Order of Operations
 Why should I bother learning this?
Demonstrate what a big difference parentheses can make in the value of an expression. In the expression 4 + 2 x 7, order of operations requires you to multiply 2 x 7 first before adding the product to 4, giving a final sum of 18. If you put parentheses 4 + 2, then you find the sum of 4 + 2 (which is 6) and multiply that by 7 to get 42.
 Do parentheses have to go around only two numbers?
No! Many students think that parentheses are used only around two numbers. This does not have to be the case. For example, 6 x (3 + 2 x 5) – 8 requires you to find the result of 3 + 2 x 5 first since it is in parentheses. When you have more than two numbers inside parentheses, you follow order of operations inside the parentheses as well. Therefore, you would find 2 x 5 first and add that to 3 which would yield 13. Then you would have 6 x 13 – 8. Since the parentheses have been removed, you now proceed with order of operations for the remainder of the problem.
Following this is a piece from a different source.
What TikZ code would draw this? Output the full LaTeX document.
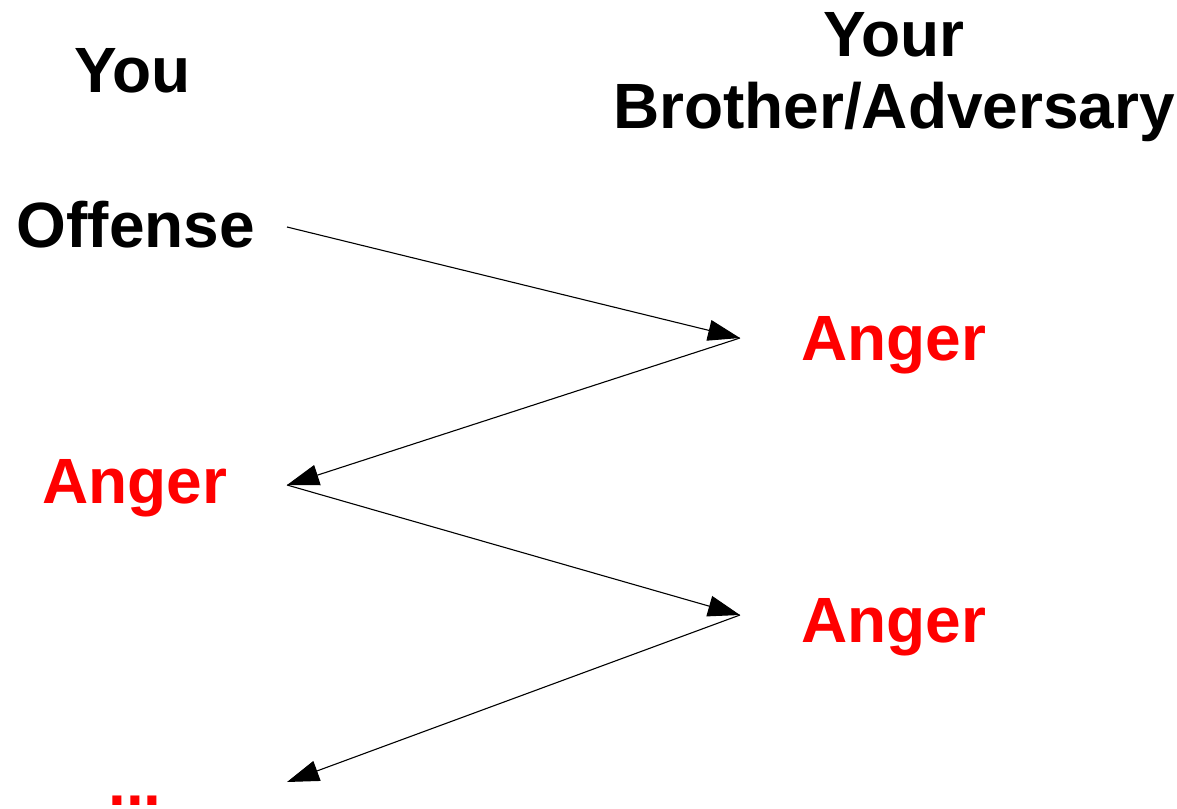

 Can you use more than 2 parentheses in an expression?
Absolutely. Although your students may only encounter one set of parentheses at this level, you can show them that more than one set of parentheses can be used in a single expression. It will help to introduce the use of multiple parentheses by using two sets apart from each other such as (3 + 5) x (12 – 6). Show students that, just like with other operations, you start at the left. Depending on your students, you may also want to introduce the use of embedded parentheses such as 4 x (3 + (9 – 2) x 6) + 8. Be sure to calculate the value of the innermost set of parentheses first. Your students will see other ways to use embedded parentheses later in their mathematical development. Be sure not to overwhelm them at first. Students need to have a good understanding of using one set of parentheses before encountering multiple sets in one expression. These exercises can be fun and challenging for your more accelerated students.